Short task: Carry none of the pictures over; set down the material below exactly.

Information shown:
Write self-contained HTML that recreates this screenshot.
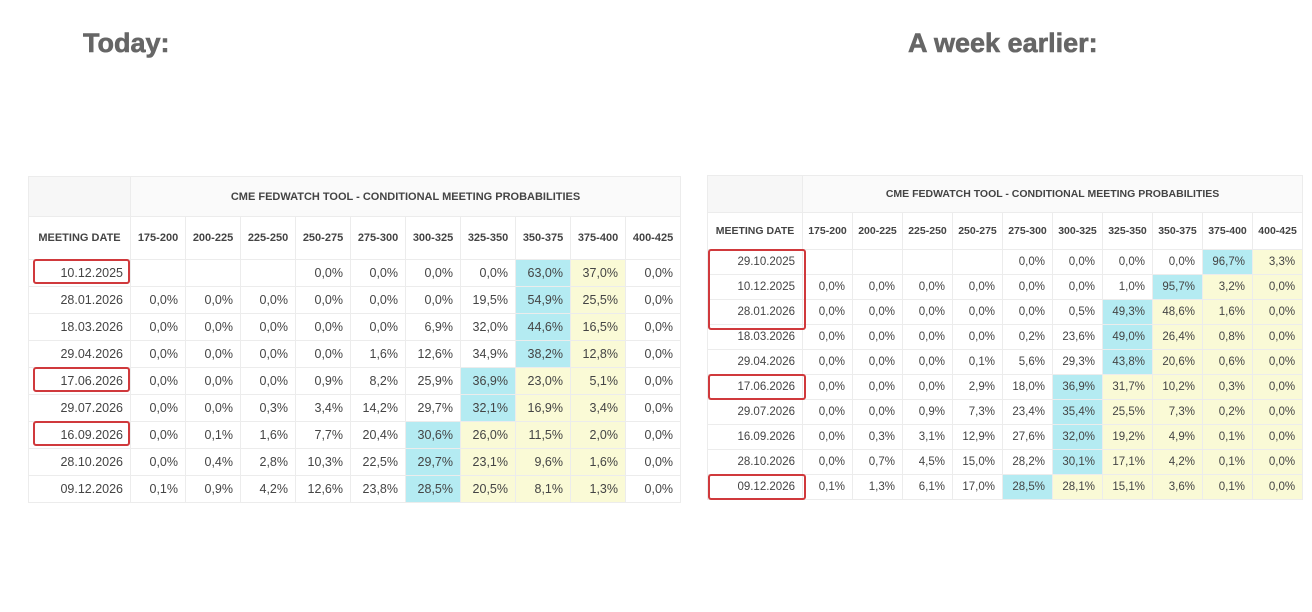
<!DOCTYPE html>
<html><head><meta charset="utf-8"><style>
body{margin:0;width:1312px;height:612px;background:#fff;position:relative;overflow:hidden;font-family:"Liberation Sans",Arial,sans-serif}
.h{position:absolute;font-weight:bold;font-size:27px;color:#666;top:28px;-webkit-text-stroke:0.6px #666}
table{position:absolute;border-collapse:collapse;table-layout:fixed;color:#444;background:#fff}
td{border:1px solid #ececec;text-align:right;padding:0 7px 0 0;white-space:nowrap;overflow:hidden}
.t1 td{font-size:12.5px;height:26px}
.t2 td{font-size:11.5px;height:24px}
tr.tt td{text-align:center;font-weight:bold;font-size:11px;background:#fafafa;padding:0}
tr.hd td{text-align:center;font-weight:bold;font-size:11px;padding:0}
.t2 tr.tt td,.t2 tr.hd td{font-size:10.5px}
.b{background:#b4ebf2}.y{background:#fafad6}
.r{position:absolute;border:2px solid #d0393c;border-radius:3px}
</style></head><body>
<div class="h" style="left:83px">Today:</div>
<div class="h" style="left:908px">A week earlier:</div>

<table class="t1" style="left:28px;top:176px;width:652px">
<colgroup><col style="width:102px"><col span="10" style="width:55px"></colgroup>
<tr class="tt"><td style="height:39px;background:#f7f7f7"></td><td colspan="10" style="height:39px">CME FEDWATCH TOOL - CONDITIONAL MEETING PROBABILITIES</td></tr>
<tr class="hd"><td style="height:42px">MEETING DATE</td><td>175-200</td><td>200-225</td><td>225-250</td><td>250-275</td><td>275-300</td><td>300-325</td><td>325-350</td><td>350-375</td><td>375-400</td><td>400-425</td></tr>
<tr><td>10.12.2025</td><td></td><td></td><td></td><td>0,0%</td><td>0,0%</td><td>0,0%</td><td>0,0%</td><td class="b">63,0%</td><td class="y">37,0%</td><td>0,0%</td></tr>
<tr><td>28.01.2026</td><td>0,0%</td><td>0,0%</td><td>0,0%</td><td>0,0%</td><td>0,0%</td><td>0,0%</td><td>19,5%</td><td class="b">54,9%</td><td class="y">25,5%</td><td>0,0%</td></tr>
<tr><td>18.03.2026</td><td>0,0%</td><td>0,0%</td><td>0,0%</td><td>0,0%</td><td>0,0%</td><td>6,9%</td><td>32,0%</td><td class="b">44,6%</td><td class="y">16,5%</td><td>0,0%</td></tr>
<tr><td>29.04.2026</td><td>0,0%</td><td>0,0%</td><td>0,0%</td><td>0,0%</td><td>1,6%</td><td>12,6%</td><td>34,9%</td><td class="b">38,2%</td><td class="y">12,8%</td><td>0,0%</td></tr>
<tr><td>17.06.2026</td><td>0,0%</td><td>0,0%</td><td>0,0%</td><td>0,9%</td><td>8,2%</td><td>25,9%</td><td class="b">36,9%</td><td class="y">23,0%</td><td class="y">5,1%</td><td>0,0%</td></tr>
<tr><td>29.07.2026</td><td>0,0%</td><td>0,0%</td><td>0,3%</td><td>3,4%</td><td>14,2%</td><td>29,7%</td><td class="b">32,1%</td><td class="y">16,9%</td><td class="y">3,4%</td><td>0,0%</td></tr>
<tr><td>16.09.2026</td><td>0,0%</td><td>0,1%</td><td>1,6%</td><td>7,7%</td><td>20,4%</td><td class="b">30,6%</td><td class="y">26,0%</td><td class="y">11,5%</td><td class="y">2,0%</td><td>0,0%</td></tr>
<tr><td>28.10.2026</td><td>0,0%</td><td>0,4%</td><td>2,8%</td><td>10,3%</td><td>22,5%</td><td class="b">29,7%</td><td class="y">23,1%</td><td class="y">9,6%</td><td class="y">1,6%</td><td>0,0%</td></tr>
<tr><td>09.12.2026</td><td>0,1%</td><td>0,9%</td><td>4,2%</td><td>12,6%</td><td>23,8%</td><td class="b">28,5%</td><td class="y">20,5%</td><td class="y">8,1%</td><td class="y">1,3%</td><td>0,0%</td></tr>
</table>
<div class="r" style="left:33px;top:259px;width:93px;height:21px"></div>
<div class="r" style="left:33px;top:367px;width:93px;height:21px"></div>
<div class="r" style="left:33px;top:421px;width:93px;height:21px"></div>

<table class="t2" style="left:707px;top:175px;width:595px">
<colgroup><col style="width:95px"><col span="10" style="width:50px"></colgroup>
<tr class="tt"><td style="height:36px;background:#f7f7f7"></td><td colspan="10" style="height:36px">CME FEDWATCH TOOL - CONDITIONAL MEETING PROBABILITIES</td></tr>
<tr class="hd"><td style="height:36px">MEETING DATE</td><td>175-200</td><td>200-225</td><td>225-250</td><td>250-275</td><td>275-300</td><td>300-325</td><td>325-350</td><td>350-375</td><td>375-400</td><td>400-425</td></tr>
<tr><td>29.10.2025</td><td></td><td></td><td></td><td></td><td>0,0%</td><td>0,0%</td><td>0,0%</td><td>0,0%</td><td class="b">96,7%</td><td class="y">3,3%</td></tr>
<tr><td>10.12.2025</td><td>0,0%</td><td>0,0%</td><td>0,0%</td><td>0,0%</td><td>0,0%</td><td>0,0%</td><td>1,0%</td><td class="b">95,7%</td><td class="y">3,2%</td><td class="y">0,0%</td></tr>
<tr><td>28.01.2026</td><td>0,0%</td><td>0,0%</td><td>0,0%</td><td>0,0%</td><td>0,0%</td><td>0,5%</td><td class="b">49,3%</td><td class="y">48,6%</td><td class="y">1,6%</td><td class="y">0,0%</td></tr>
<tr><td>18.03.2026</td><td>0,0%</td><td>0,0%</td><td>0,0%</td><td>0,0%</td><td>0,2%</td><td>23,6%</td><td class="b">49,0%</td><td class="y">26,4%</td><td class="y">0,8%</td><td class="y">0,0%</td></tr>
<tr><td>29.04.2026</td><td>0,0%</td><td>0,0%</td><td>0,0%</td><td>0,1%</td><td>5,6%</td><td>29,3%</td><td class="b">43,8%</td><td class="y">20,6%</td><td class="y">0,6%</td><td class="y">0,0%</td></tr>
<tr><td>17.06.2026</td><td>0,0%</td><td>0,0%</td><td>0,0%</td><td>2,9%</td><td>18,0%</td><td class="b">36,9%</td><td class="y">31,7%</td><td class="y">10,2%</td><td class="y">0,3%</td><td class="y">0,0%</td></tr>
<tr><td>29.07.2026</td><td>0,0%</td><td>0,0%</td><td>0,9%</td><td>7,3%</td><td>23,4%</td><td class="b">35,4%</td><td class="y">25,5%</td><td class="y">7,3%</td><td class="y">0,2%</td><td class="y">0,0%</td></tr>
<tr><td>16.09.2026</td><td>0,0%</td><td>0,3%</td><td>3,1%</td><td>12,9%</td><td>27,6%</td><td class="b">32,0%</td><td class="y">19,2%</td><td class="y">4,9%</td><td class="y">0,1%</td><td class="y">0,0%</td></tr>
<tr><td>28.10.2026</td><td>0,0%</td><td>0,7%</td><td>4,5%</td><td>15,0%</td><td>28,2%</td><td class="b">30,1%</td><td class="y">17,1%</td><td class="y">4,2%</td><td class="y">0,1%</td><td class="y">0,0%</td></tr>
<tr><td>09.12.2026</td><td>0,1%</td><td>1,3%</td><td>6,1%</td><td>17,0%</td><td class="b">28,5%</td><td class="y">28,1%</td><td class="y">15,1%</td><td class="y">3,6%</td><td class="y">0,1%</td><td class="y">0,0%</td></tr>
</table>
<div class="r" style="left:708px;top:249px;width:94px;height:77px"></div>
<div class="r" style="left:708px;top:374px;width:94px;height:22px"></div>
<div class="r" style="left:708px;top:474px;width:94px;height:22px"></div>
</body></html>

Exercise output:
Write self-contained HTML that recreates this screenshot.
<!DOCTYPE html>
<html><head><meta charset="utf-8"><style>
body{margin:0;width:1312px;height:612px;background:#fff;position:relative;overflow:hidden;font-family:"Liberation Sans",Arial,sans-serif}
.h{position:absolute;font-weight:bold;font-size:27px;color:#666;top:28px;-webkit-text-stroke:0.6px #666}
table{position:absolute;border-collapse:collapse;table-layout:fixed;color:#444;background:#fff}
td{border:1px solid #ececec;text-align:right;padding:0 7px 0 0;white-space:nowrap;overflow:hidden}
.t1 td{font-size:12.5px;height:26px}
.t2 td{font-size:11.5px;height:24px}
tr.tt td{text-align:center;font-weight:bold;font-size:11px;background:#fafafa;padding:0}
tr.hd td{text-align:center;font-weight:bold;font-size:11px;padding:0}
.t2 tr.tt td,.t2 tr.hd td{font-size:10.5px}
.b{background:#b4ebf2}.y{background:#fafad6}
.r{position:absolute;border:2px solid #d0393c;border-radius:3px}
</style></head><body>
<div class="h" style="left:83px">Today:</div>
<div class="h" style="left:908px">A week earlier:</div>

<table class="t1" style="left:28px;top:176px;width:652px">
<colgroup><col style="width:102px"><col span="10" style="width:55px"></colgroup>
<tr class="tt"><td style="height:39px;background:#f7f7f7"></td><td colspan="10" style="height:39px">CME FEDWATCH TOOL - CONDITIONAL MEETING PROBABILITIES</td></tr>
<tr class="hd"><td style="height:42px">MEETING DATE</td><td>175-200</td><td>200-225</td><td>225-250</td><td>250-275</td><td>275-300</td><td>300-325</td><td>325-350</td><td>350-375</td><td>375-400</td><td>400-425</td></tr>
<tr><td>10.12.2025</td><td></td><td></td><td></td><td>0,0%</td><td>0,0%</td><td>0,0%</td><td>0,0%</td><td class="b">63,0%</td><td class="y">37,0%</td><td>0,0%</td></tr>
<tr><td>28.01.2026</td><td>0,0%</td><td>0,0%</td><td>0,0%</td><td>0,0%</td><td>0,0%</td><td>0,0%</td><td>19,5%</td><td class="b">54,9%</td><td class="y">25,5%</td><td>0,0%</td></tr>
<tr><td>18.03.2026</td><td>0,0%</td><td>0,0%</td><td>0,0%</td><td>0,0%</td><td>0,0%</td><td>6,9%</td><td>32,0%</td><td class="b">44,6%</td><td class="y">16,5%</td><td>0,0%</td></tr>
<tr><td>29.04.2026</td><td>0,0%</td><td>0,0%</td><td>0,0%</td><td>0,0%</td><td>1,6%</td><td>12,6%</td><td>34,9%</td><td class="b">38,2%</td><td class="y">12,8%</td><td>0,0%</td></tr>
<tr><td>17.06.2026</td><td>0,0%</td><td>0,0%</td><td>0,0%</td><td>0,9%</td><td>8,2%</td><td>25,9%</td><td class="b">36,9%</td><td class="y">23,0%</td><td class="y">5,1%</td><td>0,0%</td></tr>
<tr><td>29.07.2026</td><td>0,0%</td><td>0,0%</td><td>0,3%</td><td>3,4%</td><td>14,2%</td><td>29,7%</td><td class="b">32,1%</td><td class="y">16,9%</td><td class="y">3,4%</td><td>0,0%</td></tr>
<tr><td>16.09.2026</td><td>0,0%</td><td>0,1%</td><td>1,6%</td><td>7,7%</td><td>20,4%</td><td class="b">30,6%</td><td class="y">26,0%</td><td class="y">11,5%</td><td class="y">2,0%</td><td>0,0%</td></tr>
<tr><td>28.10.2026</td><td>0,0%</td><td>0,4%</td><td>2,8%</td><td>10,3%</td><td>22,5%</td><td class="b">29,7%</td><td class="y">23,1%</td><td class="y">9,6%</td><td class="y">1,6%</td><td>0,0%</td></tr>
<tr><td>09.12.2026</td><td>0,1%</td><td>0,9%</td><td>4,2%</td><td>12,6%</td><td>23,8%</td><td class="b">28,5%</td><td class="y">20,5%</td><td class="y">8,1%</td><td class="y">1,3%</td><td>0,0%</td></tr>
</table>
<div class="r" style="left:33px;top:259px;width:93px;height:21px"></div>
<div class="r" style="left:33px;top:367px;width:93px;height:21px"></div>
<div class="r" style="left:33px;top:421px;width:93px;height:21px"></div>

<table class="t2" style="left:707px;top:175px;width:595px">
<colgroup><col style="width:95px"><col span="10" style="width:50px"></colgroup>
<tr class="tt"><td style="height:36px;background:#f7f7f7"></td><td colspan="10" style="height:36px">CME FEDWATCH TOOL - CONDITIONAL MEETING PROBABILITIES</td></tr>
<tr class="hd"><td style="height:36px">MEETING DATE</td><td>175-200</td><td>200-225</td><td>225-250</td><td>250-275</td><td>275-300</td><td>300-325</td><td>325-350</td><td>350-375</td><td>375-400</td><td>400-425</td></tr>
<tr><td>29.10.2025</td><td></td><td></td><td></td><td></td><td>0,0%</td><td>0,0%</td><td>0,0%</td><td>0,0%</td><td class="b">96,7%</td><td class="y">3,3%</td></tr>
<tr><td>10.12.2025</td><td>0,0%</td><td>0,0%</td><td>0,0%</td><td>0,0%</td><td>0,0%</td><td>0,0%</td><td>1,0%</td><td class="b">95,7%</td><td class="y">3,2%</td><td class="y">0,0%</td></tr>
<tr><td>28.01.2026</td><td>0,0%</td><td>0,0%</td><td>0,0%</td><td>0,0%</td><td>0,0%</td><td>0,5%</td><td class="b">49,3%</td><td class="y">48,6%</td><td class="y">1,6%</td><td class="y">0,0%</td></tr>
<tr><td>18.03.2026</td><td>0,0%</td><td>0,0%</td><td>0,0%</td><td>0,0%</td><td>0,2%</td><td>23,6%</td><td class="b">49,0%</td><td class="y">26,4%</td><td class="y">0,8%</td><td class="y">0,0%</td></tr>
<tr><td>29.04.2026</td><td>0,0%</td><td>0,0%</td><td>0,0%</td><td>0,1%</td><td>5,6%</td><td>29,3%</td><td class="b">43,8%</td><td class="y">20,6%</td><td class="y">0,6%</td><td class="y">0,0%</td></tr>
<tr><td>17.06.2026</td><td>0,0%</td><td>0,0%</td><td>0,0%</td><td>2,9%</td><td>18,0%</td><td class="b">36,9%</td><td class="y">31,7%</td><td class="y">10,2%</td><td class="y">0,3%</td><td class="y">0,0%</td></tr>
<tr><td>29.07.2026</td><td>0,0%</td><td>0,0%</td><td>0,9%</td><td>7,3%</td><td>23,4%</td><td class="b">35,4%</td><td class="y">25,5%</td><td class="y">7,3%</td><td class="y">0,2%</td><td class="y">0,0%</td></tr>
<tr><td>16.09.2026</td><td>0,0%</td><td>0,3%</td><td>3,1%</td><td>12,9%</td><td>27,6%</td><td class="b">32,0%</td><td class="y">19,2%</td><td class="y">4,9%</td><td class="y">0,1%</td><td class="y">0,0%</td></tr>
<tr><td>28.10.2026</td><td>0,0%</td><td>0,7%</td><td>4,5%</td><td>15,0%</td><td>28,2%</td><td class="b">30,1%</td><td class="y">17,1%</td><td class="y">4,2%</td><td class="y">0,1%</td><td class="y">0,0%</td></tr>
<tr><td>09.12.2026</td><td>0,1%</td><td>1,3%</td><td>6,1%</td><td>17,0%</td><td class="b">28,5%</td><td class="y">28,1%</td><td class="y">15,1%</td><td class="y">3,6%</td><td class="y">0,1%</td><td class="y">0,0%</td></tr>
</table>
<div class="r" style="left:708px;top:249px;width:94px;height:77px"></div>
<div class="r" style="left:708px;top:374px;width:94px;height:22px"></div>
<div class="r" style="left:708px;top:474px;width:94px;height:22px"></div>
</body></html>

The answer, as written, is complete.